Retype nothing but the lines from the start of the material up to and including the line with "Architecture (Before Optimization)</text>". Pictures don't belong in the copy.

**Data section**
════════

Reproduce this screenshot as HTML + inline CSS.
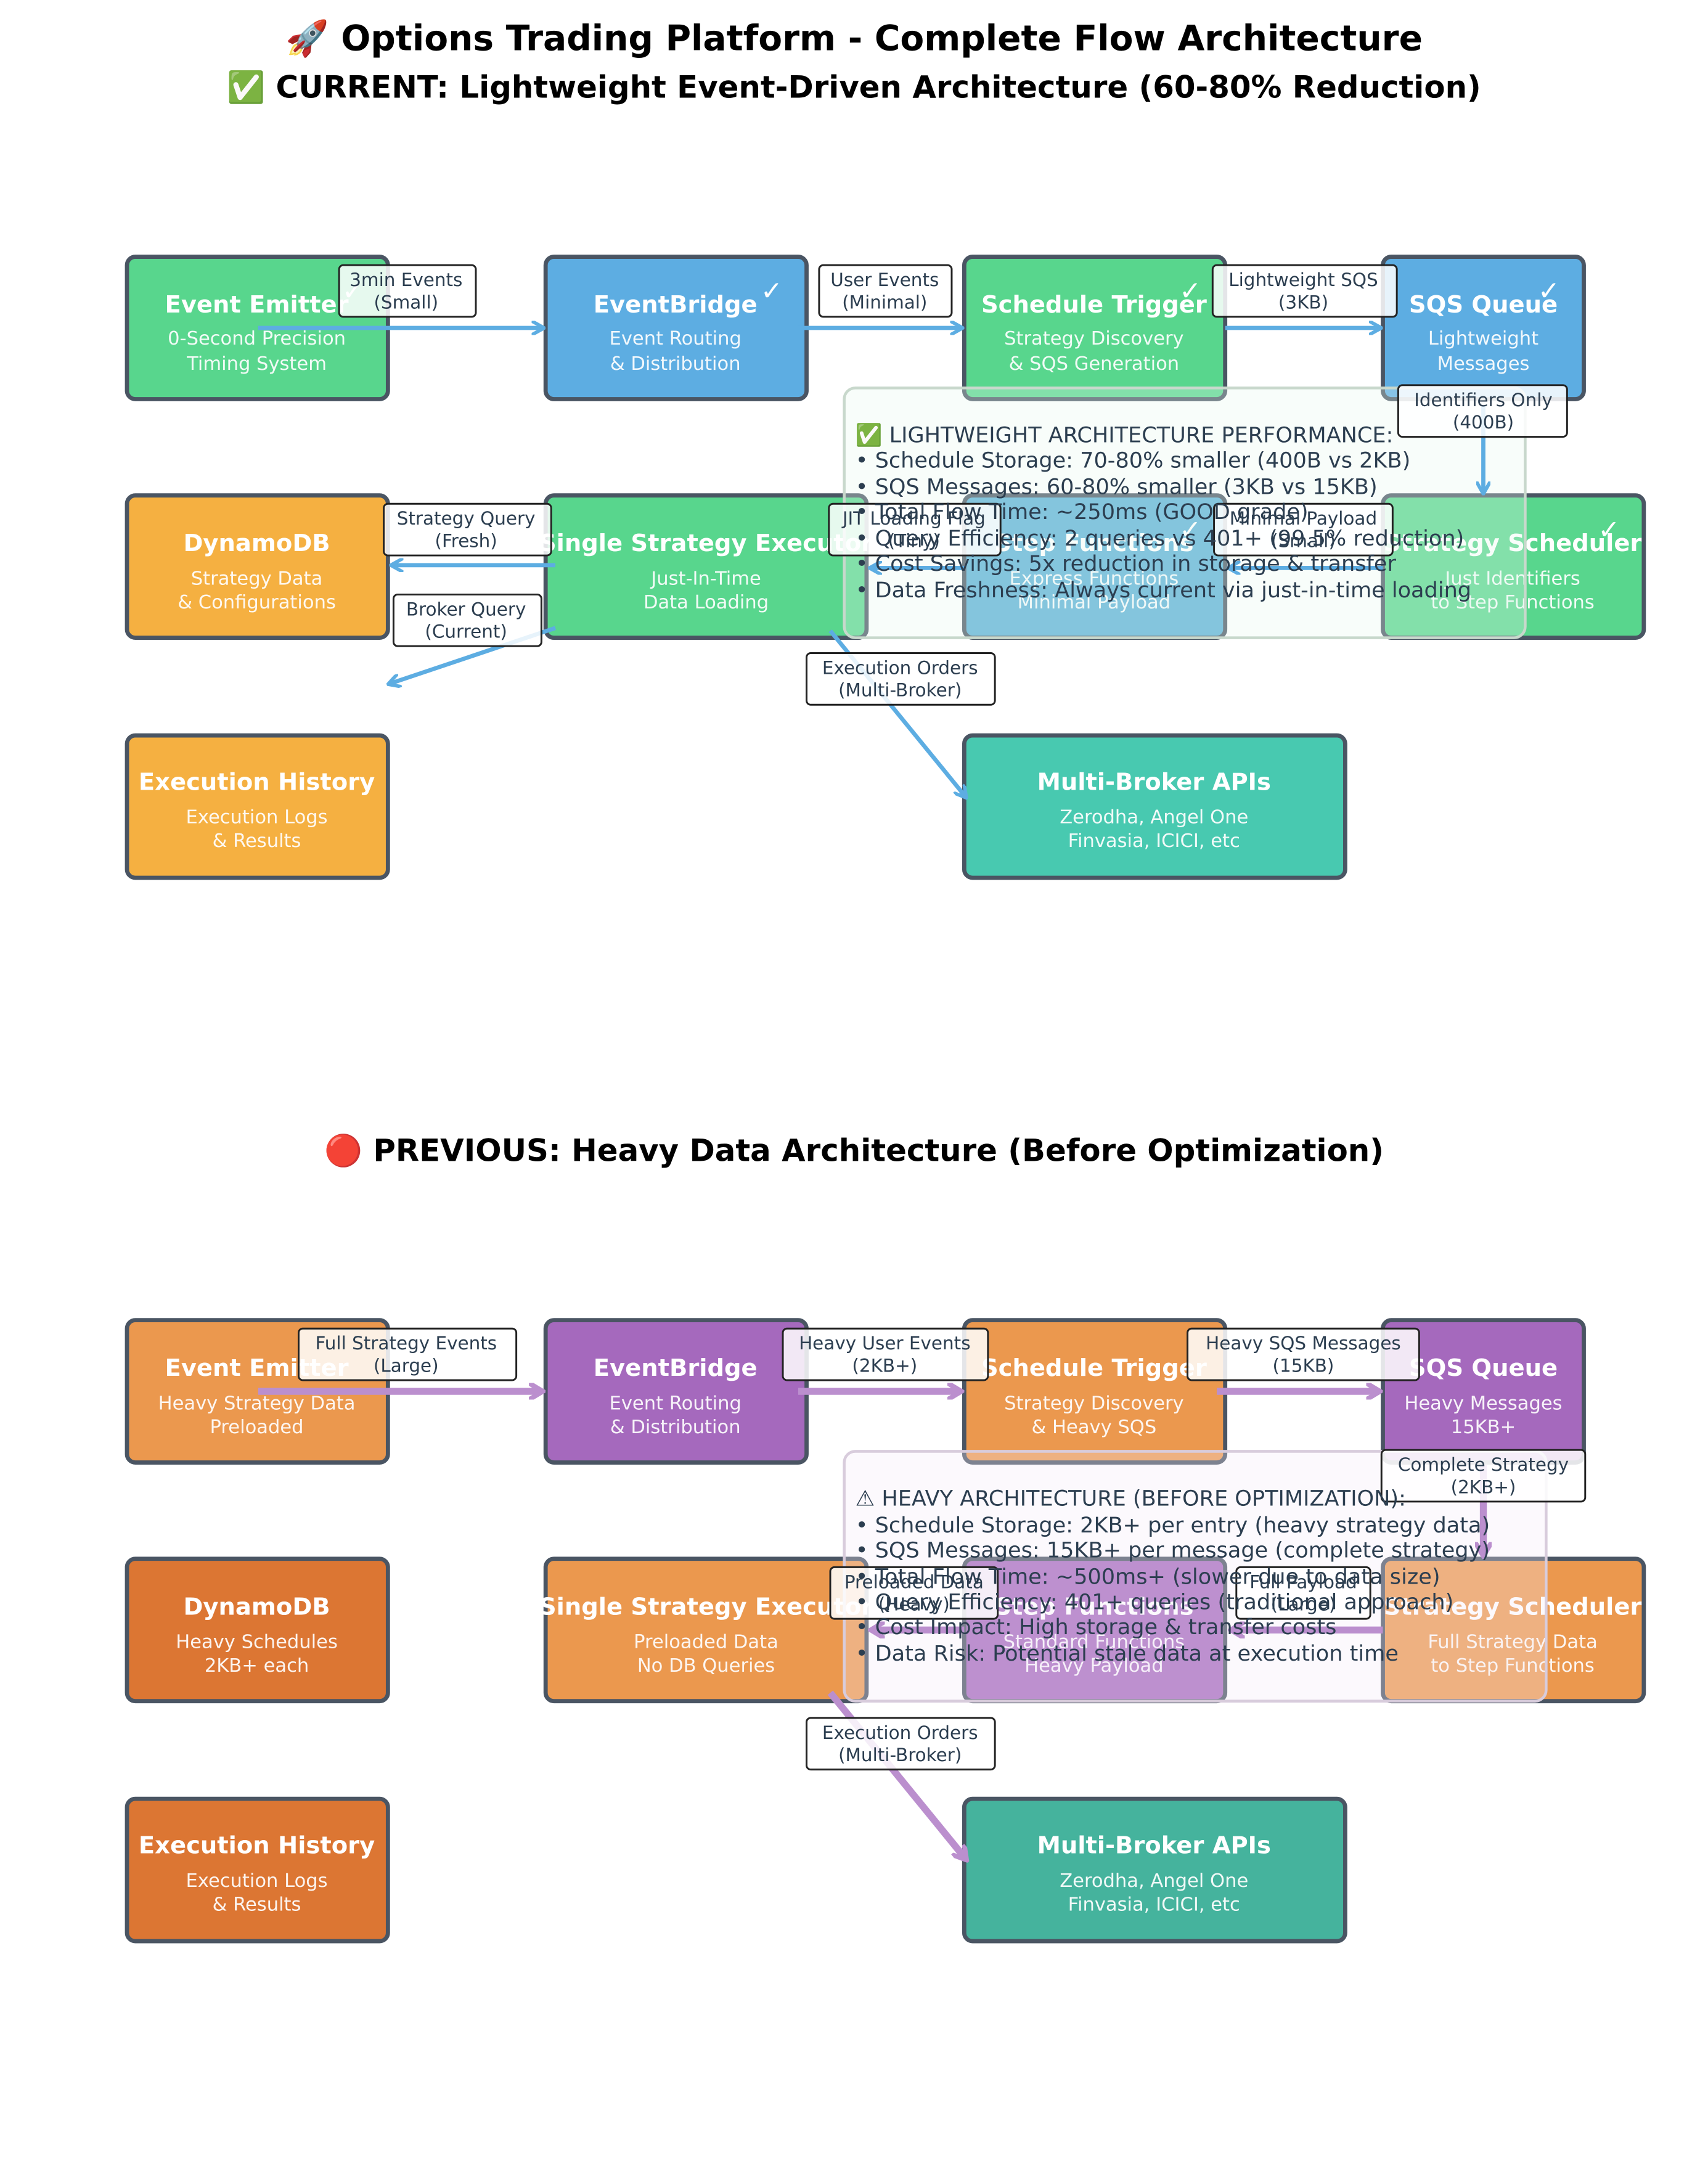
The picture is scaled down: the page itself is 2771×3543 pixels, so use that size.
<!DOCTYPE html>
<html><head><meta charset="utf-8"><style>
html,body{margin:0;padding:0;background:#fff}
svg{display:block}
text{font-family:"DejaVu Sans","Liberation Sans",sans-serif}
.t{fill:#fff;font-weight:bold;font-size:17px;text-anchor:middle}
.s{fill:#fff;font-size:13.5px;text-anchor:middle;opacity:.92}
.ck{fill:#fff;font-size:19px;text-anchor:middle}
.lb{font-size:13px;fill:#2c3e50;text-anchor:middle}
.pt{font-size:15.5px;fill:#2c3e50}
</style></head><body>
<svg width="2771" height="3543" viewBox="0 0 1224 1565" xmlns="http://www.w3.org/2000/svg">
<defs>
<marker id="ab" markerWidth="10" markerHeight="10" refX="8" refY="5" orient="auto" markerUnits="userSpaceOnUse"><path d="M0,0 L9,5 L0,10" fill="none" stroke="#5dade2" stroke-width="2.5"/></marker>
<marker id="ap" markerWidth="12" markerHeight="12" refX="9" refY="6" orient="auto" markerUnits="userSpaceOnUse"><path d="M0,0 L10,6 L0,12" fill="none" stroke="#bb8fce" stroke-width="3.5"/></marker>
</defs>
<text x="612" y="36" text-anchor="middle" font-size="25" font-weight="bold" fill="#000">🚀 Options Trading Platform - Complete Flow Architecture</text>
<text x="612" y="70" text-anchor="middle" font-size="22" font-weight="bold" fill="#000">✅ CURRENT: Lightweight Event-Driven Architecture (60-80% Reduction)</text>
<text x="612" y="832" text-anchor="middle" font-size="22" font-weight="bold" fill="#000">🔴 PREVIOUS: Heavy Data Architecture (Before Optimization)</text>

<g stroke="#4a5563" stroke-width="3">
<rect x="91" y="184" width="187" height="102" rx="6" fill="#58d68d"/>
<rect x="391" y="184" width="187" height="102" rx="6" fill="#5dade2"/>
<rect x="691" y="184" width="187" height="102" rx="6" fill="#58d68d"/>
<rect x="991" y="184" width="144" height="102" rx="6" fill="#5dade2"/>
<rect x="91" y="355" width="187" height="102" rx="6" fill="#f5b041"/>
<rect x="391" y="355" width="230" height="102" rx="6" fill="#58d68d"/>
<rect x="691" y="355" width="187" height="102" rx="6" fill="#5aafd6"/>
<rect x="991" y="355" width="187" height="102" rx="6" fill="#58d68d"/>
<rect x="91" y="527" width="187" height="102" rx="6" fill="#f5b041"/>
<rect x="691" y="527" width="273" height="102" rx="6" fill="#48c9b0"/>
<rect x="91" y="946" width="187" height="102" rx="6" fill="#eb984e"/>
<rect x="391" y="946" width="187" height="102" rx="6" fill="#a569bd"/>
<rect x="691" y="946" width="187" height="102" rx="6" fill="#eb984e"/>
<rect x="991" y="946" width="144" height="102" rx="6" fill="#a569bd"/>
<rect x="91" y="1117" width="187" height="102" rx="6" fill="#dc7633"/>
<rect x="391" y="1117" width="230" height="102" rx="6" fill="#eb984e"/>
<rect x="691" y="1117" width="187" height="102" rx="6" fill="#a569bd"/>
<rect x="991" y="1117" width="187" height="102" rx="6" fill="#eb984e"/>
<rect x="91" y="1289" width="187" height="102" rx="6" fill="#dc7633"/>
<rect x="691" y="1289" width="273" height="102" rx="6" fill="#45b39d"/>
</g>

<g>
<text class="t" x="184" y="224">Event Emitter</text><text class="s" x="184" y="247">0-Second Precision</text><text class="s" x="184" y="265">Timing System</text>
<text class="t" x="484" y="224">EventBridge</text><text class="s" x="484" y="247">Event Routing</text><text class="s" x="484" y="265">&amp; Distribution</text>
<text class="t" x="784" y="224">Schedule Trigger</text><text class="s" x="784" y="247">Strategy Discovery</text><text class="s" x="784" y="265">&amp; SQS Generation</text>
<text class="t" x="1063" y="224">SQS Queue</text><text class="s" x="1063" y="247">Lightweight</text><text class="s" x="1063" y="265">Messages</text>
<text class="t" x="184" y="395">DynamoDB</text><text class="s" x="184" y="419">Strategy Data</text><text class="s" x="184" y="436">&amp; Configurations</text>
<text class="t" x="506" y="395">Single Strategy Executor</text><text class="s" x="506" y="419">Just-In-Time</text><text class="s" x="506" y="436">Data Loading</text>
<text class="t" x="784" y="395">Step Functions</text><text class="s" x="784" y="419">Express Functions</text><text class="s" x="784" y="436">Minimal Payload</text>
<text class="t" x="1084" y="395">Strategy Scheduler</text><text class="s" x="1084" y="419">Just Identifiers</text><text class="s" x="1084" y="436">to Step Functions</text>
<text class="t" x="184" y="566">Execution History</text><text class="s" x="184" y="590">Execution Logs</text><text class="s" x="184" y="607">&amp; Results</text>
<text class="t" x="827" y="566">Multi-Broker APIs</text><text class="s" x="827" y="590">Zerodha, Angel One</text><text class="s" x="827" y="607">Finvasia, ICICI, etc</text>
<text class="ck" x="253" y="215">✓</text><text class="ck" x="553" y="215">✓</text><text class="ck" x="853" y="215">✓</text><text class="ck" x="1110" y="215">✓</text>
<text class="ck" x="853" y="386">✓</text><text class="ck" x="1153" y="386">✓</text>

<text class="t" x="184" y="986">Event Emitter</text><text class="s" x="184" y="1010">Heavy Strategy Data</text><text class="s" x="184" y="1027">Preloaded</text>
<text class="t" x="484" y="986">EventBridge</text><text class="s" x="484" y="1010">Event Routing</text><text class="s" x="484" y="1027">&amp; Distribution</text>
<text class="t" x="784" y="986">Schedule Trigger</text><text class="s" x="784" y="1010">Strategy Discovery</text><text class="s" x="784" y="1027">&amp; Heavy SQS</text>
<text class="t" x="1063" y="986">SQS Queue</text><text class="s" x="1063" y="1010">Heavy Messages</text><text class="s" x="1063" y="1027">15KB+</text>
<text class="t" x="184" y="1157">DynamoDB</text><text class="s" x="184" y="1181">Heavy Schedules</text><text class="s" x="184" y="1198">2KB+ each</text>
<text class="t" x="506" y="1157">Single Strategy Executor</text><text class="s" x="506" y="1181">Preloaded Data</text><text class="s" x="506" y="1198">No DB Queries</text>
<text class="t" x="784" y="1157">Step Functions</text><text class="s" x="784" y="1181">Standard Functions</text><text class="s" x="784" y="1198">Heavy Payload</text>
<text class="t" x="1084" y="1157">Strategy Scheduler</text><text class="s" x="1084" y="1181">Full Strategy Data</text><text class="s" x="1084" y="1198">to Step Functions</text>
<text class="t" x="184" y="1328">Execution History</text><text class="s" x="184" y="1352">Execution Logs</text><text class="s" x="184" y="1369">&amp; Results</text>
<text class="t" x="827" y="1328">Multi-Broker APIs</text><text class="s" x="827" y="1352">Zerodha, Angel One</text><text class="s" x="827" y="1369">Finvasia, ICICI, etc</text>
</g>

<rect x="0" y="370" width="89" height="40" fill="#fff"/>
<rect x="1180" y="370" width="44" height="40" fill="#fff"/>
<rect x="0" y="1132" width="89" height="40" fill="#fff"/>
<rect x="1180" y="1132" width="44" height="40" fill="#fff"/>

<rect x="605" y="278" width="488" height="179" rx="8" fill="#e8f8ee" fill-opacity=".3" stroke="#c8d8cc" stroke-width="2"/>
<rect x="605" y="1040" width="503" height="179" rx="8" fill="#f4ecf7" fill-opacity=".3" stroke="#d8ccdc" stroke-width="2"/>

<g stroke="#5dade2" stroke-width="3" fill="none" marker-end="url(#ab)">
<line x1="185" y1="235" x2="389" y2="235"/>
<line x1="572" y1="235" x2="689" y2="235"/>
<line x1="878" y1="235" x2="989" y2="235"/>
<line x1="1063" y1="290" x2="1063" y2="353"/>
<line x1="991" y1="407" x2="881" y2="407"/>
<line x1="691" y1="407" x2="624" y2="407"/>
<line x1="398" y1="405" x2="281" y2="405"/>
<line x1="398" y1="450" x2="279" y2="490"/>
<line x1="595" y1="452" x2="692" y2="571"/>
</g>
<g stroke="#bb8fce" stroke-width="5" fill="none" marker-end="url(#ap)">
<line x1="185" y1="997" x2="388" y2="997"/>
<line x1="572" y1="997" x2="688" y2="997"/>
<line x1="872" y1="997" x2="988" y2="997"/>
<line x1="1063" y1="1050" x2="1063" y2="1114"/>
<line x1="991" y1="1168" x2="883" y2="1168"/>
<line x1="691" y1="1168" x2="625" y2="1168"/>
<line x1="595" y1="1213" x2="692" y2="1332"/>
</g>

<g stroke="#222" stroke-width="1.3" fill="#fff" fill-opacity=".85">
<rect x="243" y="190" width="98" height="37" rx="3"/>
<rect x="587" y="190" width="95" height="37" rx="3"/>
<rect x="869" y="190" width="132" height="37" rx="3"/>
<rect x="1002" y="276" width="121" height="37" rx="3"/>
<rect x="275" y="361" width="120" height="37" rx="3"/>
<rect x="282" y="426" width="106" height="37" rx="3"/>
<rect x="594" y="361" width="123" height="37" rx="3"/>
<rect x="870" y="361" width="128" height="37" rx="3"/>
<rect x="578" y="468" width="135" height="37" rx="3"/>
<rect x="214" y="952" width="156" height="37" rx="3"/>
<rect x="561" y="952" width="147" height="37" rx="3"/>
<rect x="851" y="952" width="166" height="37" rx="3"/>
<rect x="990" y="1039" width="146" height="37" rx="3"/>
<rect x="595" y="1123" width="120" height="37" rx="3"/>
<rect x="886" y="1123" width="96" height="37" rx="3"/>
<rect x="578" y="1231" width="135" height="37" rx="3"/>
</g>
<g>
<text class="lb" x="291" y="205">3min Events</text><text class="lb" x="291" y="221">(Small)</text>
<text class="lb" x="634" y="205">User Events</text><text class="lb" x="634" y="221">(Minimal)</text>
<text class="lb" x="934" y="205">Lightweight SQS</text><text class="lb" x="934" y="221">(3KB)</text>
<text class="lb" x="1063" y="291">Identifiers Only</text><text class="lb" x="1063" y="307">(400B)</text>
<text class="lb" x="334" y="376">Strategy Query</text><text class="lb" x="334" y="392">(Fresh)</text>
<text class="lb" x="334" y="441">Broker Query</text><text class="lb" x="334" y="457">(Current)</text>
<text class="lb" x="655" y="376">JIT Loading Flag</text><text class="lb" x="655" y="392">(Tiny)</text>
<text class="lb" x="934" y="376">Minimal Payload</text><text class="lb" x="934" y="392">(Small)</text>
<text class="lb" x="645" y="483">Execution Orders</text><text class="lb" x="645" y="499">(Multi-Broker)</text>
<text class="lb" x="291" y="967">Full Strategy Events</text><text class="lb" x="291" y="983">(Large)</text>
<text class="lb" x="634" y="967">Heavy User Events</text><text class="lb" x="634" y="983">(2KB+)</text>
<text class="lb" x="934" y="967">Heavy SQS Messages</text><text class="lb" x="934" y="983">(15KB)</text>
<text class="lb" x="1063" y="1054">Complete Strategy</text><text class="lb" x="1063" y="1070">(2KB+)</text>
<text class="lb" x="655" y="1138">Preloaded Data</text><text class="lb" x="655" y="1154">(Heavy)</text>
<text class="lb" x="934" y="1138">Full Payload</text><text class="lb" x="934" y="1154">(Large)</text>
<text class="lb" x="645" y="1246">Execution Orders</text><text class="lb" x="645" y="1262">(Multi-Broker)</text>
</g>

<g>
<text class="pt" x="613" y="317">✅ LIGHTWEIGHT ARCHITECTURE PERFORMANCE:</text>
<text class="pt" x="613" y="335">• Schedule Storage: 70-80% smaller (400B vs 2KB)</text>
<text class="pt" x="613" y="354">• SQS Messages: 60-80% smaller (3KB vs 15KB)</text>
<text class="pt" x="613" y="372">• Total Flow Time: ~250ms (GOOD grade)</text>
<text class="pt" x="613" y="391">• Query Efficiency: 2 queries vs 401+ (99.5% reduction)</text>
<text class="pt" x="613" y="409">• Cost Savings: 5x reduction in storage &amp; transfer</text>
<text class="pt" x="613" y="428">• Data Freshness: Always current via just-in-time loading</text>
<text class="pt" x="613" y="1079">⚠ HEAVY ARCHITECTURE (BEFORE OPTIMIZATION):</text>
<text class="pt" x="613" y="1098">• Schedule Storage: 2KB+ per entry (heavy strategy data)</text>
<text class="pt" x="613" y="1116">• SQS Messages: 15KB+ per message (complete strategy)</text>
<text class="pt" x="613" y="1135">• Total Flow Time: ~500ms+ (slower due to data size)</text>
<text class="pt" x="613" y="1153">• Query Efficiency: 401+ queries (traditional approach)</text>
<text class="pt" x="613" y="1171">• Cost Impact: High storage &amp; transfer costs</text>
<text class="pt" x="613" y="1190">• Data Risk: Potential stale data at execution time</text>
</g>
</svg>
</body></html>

════════

**Result of this exercise**
Reproduce this screenshot as HTML + inline CSS.
The picture is scaled down: the page itself is 2771×3543 pixels, so use that size.
<!DOCTYPE html>
<html><head><meta charset="utf-8"><style>
html,body{margin:0;padding:0;background:#fff}
svg{display:block}
text{font-family:"DejaVu Sans","Liberation Sans",sans-serif}
.t{fill:#fff;font-weight:bold;font-size:17px;text-anchor:middle}
.s{fill:#fff;font-size:13.5px;text-anchor:middle;opacity:.92}
.ck{fill:#fff;font-size:19px;text-anchor:middle}
.lb{font-size:13px;fill:#2c3e50;text-anchor:middle}
.pt{font-size:15.5px;fill:#2c3e50}
</style></head><body>
<svg width="2771" height="3543" viewBox="0 0 1224 1565" xmlns="http://www.w3.org/2000/svg">
<defs>
<marker id="ab" markerWidth="10" markerHeight="10" refX="8" refY="5" orient="auto" markerUnits="userSpaceOnUse"><path d="M0,0 L9,5 L0,10" fill="none" stroke="#5dade2" stroke-width="2.5"/></marker>
<marker id="ap" markerWidth="12" markerHeight="12" refX="9" refY="6" orient="auto" markerUnits="userSpaceOnUse"><path d="M0,0 L10,6 L0,12" fill="none" stroke="#bb8fce" stroke-width="3.5"/></marker>
</defs>
<text x="612" y="36" text-anchor="middle" font-size="25" font-weight="bold" fill="#000">🚀 Options Trading Platform - Complete Flow Architecture</text>
<text x="612" y="70" text-anchor="middle" font-size="22" font-weight="bold" fill="#000">✅ CURRENT: Lightweight Event-Driven Architecture (60-80% Reduction)</text>
<text x="612" y="832" text-anchor="middle" font-size="22" font-weight="bold" fill="#000">🔴 PREVIOUS: Heavy Data Architecture (Before Optimization)</text>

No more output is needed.